▸ WRITTEN TASK:
Your job is to return the lines between the line holding "Write the seaborn" and the line holding "import seaborn as sns", inclusive, exactly and with no pictures.

▸ EXTRACTED MATERIAL:
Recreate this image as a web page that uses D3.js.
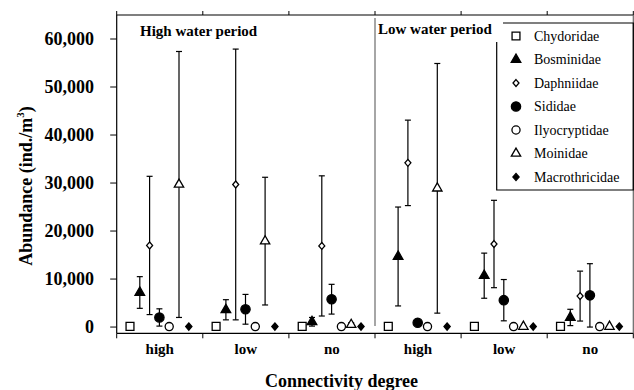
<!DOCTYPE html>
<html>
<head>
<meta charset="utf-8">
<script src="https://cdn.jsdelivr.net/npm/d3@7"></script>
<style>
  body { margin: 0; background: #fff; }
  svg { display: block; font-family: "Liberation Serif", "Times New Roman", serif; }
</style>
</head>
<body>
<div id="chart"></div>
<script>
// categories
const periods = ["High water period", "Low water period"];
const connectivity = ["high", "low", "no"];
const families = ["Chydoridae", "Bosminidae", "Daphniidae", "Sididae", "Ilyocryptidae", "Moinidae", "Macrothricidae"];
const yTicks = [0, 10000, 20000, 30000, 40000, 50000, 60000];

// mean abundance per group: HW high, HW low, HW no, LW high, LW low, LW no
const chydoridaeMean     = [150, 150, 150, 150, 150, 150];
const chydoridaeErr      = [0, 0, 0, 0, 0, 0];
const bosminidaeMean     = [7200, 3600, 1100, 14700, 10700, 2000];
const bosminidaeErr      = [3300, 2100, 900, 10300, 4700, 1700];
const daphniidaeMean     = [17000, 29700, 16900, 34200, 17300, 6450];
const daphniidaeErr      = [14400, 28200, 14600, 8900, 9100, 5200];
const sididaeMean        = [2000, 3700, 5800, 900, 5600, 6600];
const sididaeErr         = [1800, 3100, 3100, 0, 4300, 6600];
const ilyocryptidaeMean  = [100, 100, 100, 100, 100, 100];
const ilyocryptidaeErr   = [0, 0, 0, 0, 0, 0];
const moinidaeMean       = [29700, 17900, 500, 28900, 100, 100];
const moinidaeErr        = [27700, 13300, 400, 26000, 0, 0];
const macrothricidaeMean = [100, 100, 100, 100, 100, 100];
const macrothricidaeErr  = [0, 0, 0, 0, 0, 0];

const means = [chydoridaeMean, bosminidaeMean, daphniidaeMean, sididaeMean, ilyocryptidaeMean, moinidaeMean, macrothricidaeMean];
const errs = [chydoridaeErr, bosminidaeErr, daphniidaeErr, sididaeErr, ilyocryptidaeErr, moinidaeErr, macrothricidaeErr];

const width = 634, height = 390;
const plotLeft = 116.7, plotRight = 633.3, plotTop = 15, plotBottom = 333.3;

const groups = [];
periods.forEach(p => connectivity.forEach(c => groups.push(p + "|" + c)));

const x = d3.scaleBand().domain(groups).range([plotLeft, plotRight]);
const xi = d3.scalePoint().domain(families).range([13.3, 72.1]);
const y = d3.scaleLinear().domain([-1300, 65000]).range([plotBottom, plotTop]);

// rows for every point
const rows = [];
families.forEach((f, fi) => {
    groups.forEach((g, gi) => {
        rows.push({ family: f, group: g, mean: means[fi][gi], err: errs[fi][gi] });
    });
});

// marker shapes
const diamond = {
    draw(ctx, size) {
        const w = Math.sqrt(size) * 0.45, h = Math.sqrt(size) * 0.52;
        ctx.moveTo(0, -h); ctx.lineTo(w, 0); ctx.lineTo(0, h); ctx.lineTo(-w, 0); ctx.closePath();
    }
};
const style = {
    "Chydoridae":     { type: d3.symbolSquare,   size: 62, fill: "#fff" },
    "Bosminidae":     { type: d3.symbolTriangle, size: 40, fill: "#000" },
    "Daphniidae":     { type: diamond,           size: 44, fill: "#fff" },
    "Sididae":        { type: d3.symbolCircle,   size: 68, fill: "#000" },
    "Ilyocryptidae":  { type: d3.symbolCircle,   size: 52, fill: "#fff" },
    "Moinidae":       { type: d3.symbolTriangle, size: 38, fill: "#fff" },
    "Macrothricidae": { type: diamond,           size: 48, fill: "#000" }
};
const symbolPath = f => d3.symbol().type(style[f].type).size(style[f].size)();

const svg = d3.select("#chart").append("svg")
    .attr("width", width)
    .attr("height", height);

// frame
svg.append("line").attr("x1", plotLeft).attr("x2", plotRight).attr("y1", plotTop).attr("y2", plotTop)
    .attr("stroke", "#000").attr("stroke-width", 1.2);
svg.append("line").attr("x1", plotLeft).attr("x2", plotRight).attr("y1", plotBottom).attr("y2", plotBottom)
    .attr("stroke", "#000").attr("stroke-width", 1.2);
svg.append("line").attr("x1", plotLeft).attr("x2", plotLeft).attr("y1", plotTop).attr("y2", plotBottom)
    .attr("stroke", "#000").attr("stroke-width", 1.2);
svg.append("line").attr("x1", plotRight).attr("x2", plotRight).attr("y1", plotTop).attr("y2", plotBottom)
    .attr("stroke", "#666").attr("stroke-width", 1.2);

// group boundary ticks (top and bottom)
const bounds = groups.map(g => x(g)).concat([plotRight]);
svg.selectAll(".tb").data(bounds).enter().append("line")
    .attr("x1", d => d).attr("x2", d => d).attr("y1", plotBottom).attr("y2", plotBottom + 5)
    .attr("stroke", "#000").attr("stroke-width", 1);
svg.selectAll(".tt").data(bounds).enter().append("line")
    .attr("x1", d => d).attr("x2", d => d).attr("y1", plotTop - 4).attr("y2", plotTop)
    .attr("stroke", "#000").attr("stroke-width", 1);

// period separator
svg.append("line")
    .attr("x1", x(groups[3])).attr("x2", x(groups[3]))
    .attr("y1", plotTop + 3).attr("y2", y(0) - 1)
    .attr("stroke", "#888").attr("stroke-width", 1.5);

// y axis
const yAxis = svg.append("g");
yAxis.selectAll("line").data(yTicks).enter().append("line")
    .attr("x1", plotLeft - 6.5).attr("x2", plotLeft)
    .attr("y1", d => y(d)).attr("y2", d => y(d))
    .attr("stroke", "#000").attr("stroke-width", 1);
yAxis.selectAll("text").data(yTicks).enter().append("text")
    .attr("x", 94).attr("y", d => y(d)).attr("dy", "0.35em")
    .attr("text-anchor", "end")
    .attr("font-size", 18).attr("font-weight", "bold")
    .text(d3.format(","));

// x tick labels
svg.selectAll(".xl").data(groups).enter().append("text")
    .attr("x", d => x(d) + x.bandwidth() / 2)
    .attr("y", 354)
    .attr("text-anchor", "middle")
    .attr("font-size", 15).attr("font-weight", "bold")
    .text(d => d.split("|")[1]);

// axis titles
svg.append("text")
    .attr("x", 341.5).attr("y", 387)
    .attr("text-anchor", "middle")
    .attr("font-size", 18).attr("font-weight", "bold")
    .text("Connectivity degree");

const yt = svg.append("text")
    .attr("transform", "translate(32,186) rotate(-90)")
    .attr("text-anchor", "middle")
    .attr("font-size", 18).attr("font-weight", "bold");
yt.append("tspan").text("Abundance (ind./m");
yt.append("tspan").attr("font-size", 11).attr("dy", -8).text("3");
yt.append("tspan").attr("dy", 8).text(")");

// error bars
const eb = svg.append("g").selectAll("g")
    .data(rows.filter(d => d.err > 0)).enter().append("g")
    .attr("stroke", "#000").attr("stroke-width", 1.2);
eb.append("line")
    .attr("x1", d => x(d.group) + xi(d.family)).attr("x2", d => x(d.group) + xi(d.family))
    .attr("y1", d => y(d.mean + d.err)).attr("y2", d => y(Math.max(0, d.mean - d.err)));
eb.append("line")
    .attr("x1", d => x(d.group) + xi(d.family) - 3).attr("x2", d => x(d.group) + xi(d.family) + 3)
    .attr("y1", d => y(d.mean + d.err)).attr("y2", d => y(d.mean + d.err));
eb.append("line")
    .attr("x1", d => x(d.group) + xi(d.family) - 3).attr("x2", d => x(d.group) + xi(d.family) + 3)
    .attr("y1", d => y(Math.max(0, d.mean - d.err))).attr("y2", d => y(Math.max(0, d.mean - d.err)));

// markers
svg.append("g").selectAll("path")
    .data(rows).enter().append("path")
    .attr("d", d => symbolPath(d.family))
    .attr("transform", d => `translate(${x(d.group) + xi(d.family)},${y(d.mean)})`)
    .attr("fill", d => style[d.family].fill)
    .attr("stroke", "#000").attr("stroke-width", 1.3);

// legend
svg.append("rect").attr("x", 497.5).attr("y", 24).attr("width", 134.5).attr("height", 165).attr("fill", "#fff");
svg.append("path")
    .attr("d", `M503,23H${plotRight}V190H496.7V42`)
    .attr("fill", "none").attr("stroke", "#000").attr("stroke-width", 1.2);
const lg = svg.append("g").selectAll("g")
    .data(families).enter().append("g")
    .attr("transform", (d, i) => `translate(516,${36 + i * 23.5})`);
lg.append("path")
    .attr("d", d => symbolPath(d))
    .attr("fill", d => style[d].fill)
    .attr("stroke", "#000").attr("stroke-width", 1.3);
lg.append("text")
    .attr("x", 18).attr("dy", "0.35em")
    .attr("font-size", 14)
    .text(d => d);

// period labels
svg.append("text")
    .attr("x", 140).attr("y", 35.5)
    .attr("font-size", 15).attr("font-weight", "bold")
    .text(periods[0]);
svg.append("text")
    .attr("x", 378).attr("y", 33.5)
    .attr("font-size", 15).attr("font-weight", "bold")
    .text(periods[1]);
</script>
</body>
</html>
--
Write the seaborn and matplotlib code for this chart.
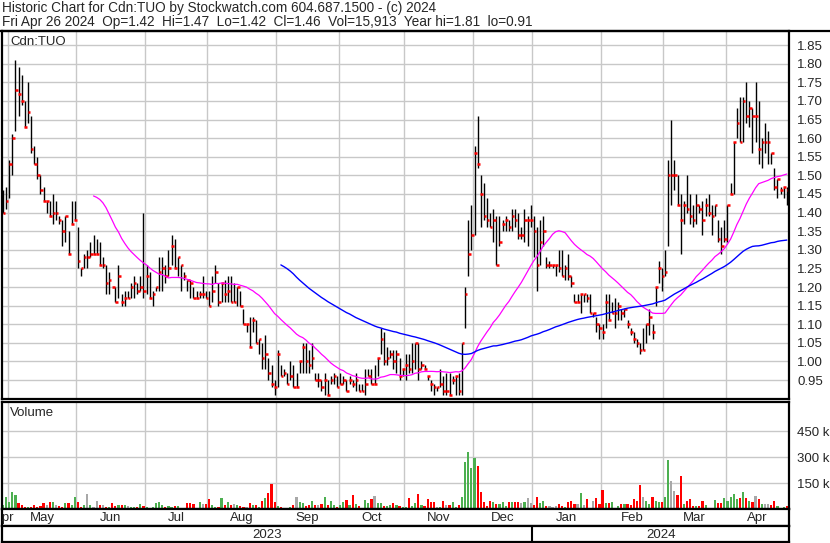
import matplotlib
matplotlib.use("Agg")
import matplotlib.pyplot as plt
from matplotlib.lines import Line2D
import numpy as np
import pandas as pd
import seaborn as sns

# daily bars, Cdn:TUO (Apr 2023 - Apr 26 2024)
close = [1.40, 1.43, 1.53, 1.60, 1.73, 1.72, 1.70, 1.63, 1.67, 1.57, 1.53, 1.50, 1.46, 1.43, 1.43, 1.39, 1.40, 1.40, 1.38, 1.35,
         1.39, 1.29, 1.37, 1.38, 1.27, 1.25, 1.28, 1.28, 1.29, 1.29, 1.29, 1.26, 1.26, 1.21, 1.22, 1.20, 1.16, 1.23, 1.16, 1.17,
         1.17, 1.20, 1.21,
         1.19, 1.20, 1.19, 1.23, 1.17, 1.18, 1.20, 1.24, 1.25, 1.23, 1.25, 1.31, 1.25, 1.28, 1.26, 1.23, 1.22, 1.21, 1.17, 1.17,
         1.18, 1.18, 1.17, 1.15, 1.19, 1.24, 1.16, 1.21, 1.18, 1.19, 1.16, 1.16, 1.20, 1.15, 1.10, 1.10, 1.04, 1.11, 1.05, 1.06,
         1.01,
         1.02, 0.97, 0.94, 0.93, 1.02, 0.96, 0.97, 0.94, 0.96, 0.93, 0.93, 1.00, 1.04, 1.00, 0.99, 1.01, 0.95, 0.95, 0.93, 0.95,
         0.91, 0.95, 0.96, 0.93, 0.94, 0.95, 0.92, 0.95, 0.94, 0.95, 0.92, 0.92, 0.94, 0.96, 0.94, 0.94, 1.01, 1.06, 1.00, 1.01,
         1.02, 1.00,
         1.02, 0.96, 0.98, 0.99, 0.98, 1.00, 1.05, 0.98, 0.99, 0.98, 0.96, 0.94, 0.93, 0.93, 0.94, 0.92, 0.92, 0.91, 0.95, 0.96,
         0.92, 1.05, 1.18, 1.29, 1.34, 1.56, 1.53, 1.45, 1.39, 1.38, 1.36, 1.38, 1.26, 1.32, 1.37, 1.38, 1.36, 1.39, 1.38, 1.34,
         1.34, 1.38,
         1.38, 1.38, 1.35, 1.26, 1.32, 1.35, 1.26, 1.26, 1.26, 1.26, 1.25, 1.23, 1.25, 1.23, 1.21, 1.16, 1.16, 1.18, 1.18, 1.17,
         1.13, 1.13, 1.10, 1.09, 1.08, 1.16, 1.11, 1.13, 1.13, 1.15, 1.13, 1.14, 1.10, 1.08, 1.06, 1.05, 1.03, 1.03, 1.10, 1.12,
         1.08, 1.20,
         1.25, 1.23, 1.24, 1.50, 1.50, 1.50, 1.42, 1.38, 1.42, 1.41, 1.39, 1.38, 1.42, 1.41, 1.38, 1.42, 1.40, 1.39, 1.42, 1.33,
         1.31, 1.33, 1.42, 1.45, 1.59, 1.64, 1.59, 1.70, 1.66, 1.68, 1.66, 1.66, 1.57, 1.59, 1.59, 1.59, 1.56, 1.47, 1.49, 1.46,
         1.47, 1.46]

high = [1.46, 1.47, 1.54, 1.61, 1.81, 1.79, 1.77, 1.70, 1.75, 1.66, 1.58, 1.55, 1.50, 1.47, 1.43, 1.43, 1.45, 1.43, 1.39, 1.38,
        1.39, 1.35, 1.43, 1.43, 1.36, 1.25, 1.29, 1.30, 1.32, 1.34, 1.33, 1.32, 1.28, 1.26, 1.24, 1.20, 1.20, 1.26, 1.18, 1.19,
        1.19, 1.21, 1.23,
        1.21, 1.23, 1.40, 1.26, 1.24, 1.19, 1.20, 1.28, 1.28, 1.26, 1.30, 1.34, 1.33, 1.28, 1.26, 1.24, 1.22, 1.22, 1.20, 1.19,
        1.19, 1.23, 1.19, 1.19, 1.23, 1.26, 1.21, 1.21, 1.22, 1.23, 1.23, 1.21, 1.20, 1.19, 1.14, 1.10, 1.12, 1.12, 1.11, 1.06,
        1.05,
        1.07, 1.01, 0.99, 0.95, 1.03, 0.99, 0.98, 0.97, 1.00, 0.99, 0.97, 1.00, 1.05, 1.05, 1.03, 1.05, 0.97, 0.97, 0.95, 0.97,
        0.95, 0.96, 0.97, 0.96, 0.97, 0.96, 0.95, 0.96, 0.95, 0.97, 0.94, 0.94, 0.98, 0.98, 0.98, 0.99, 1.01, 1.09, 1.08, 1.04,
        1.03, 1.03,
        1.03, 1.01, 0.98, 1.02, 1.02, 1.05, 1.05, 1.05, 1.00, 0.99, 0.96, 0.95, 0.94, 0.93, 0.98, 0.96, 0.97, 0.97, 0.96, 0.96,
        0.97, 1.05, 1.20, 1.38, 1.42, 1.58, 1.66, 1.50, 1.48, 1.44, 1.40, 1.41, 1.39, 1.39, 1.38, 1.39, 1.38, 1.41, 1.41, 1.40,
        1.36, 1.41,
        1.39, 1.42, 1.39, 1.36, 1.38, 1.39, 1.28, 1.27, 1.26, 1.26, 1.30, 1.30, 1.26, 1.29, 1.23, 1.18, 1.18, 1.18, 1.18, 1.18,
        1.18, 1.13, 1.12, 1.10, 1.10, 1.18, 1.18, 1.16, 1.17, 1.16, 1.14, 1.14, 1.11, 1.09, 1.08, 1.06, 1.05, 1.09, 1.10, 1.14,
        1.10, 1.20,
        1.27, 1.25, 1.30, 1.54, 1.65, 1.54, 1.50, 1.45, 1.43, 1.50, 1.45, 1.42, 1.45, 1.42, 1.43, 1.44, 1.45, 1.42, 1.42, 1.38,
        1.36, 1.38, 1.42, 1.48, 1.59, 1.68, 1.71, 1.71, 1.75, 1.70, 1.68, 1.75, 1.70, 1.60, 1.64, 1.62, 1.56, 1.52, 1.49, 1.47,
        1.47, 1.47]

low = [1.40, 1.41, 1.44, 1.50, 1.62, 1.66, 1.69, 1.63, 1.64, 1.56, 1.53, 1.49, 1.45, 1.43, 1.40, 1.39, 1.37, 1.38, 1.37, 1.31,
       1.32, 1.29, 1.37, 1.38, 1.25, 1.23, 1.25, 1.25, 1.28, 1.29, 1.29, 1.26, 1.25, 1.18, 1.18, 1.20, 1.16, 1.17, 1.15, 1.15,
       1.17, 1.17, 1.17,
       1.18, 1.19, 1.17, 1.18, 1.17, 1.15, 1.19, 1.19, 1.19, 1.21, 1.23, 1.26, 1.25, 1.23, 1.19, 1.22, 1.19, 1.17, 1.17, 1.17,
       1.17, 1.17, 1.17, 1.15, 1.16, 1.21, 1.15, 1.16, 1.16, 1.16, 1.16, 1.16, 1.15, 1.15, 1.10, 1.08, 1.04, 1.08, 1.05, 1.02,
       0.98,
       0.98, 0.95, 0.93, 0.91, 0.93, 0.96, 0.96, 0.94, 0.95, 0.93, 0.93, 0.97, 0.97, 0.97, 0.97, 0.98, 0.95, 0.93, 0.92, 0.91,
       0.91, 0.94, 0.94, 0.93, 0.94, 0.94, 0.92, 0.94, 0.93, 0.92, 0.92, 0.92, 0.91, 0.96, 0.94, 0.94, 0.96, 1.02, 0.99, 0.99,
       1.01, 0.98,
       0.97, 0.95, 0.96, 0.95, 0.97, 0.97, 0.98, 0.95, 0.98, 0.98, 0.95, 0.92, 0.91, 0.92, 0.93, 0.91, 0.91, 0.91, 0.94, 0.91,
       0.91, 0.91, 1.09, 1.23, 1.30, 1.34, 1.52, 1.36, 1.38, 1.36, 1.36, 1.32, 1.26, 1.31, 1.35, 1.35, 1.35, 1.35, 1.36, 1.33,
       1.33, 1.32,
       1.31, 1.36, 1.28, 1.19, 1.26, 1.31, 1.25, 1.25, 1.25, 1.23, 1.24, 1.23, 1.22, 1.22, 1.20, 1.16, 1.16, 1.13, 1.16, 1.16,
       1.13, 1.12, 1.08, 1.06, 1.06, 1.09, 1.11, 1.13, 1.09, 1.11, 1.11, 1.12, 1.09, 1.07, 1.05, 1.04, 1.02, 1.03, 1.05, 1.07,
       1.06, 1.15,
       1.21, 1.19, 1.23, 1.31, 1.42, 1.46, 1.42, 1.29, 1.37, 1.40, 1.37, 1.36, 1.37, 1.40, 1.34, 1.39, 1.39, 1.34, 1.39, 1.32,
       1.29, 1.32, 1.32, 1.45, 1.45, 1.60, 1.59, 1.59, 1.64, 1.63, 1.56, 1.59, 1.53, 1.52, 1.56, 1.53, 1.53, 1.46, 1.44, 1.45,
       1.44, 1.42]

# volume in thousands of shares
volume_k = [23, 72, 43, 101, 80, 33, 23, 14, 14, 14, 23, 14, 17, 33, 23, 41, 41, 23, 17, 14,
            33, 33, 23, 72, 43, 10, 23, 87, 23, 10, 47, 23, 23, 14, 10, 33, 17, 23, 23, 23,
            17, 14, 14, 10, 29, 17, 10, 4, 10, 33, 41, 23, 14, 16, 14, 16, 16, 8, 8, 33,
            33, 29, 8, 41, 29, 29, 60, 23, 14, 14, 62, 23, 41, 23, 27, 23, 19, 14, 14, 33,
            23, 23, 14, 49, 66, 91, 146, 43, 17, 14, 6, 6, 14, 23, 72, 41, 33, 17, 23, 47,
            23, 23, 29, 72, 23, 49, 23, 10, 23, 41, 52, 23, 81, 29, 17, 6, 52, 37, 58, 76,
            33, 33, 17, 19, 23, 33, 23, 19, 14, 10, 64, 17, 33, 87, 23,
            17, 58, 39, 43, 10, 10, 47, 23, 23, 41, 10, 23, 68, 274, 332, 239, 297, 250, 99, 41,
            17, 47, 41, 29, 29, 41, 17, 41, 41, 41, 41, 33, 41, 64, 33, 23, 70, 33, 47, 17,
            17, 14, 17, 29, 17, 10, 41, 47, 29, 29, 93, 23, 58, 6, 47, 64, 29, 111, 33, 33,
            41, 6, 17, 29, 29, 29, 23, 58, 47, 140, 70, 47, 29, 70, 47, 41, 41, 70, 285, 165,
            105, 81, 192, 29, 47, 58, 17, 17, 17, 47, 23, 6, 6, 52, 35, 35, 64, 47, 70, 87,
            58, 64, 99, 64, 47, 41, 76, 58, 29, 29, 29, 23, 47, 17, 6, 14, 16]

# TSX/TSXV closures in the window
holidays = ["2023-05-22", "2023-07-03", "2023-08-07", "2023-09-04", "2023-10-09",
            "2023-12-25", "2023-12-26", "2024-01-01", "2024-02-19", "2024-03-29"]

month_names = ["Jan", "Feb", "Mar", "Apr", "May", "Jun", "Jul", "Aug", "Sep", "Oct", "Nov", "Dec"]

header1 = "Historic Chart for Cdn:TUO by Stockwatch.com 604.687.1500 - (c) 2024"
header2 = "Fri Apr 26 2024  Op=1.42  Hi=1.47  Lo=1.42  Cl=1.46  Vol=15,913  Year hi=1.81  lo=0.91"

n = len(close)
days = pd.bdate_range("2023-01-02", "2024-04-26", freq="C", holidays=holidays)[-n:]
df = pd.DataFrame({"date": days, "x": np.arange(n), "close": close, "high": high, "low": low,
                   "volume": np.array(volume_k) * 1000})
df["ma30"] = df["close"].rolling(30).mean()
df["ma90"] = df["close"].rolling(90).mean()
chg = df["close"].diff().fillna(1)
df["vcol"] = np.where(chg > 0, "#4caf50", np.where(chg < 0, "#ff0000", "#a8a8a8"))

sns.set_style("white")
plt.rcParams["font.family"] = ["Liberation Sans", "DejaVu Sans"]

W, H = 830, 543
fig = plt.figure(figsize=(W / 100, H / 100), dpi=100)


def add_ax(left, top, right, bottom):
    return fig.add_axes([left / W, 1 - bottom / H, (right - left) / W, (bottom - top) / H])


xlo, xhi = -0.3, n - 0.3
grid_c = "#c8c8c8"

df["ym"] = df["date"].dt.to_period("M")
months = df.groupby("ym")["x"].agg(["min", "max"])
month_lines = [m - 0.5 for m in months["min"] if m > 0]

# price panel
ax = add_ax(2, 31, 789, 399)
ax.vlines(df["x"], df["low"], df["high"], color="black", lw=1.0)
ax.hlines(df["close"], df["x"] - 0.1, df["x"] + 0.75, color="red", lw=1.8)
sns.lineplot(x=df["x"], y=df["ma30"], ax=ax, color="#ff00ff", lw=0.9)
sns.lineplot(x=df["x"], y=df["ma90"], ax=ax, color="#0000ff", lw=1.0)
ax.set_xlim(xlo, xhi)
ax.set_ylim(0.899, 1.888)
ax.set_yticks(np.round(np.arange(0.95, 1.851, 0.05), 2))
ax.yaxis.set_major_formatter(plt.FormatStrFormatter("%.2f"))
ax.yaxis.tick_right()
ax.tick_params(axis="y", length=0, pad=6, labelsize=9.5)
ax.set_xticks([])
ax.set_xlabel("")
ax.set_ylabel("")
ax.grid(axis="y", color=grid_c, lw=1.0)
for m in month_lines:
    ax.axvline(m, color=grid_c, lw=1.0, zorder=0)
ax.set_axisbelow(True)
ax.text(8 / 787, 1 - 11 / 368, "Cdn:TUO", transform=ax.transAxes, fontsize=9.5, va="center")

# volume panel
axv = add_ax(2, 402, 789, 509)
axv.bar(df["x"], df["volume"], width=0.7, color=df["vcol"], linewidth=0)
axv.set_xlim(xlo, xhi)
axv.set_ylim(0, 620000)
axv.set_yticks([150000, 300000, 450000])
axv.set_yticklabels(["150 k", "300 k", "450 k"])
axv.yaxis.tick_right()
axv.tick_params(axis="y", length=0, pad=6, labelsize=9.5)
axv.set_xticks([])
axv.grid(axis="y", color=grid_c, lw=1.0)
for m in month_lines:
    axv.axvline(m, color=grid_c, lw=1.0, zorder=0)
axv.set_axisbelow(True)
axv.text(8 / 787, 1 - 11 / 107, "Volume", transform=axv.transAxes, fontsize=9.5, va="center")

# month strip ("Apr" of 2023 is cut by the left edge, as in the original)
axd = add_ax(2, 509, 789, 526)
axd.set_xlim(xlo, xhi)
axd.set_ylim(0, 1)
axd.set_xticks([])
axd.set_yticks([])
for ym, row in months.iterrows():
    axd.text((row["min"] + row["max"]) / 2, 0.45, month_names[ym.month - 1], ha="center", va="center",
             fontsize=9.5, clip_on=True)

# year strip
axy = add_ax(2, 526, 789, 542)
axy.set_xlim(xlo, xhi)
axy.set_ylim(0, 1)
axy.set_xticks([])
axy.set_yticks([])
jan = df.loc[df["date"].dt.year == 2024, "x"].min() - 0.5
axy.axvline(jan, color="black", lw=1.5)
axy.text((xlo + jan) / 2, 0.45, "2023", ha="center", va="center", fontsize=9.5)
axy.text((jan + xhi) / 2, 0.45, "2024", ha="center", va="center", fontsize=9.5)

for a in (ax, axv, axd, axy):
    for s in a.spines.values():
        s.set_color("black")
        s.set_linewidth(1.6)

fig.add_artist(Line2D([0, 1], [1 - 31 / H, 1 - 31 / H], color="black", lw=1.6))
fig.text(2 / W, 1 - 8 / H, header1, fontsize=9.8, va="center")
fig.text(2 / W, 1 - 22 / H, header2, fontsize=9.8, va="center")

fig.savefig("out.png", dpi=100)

▸ SOLUTION:
Write the seaborn and matplotlib code for this chart.
import matplotlib
matplotlib.use("Agg")
import matplotlib.pyplot as plt
from matplotlib.lines import Line2D
import numpy as np
import pandas as pd
import seaborn as sns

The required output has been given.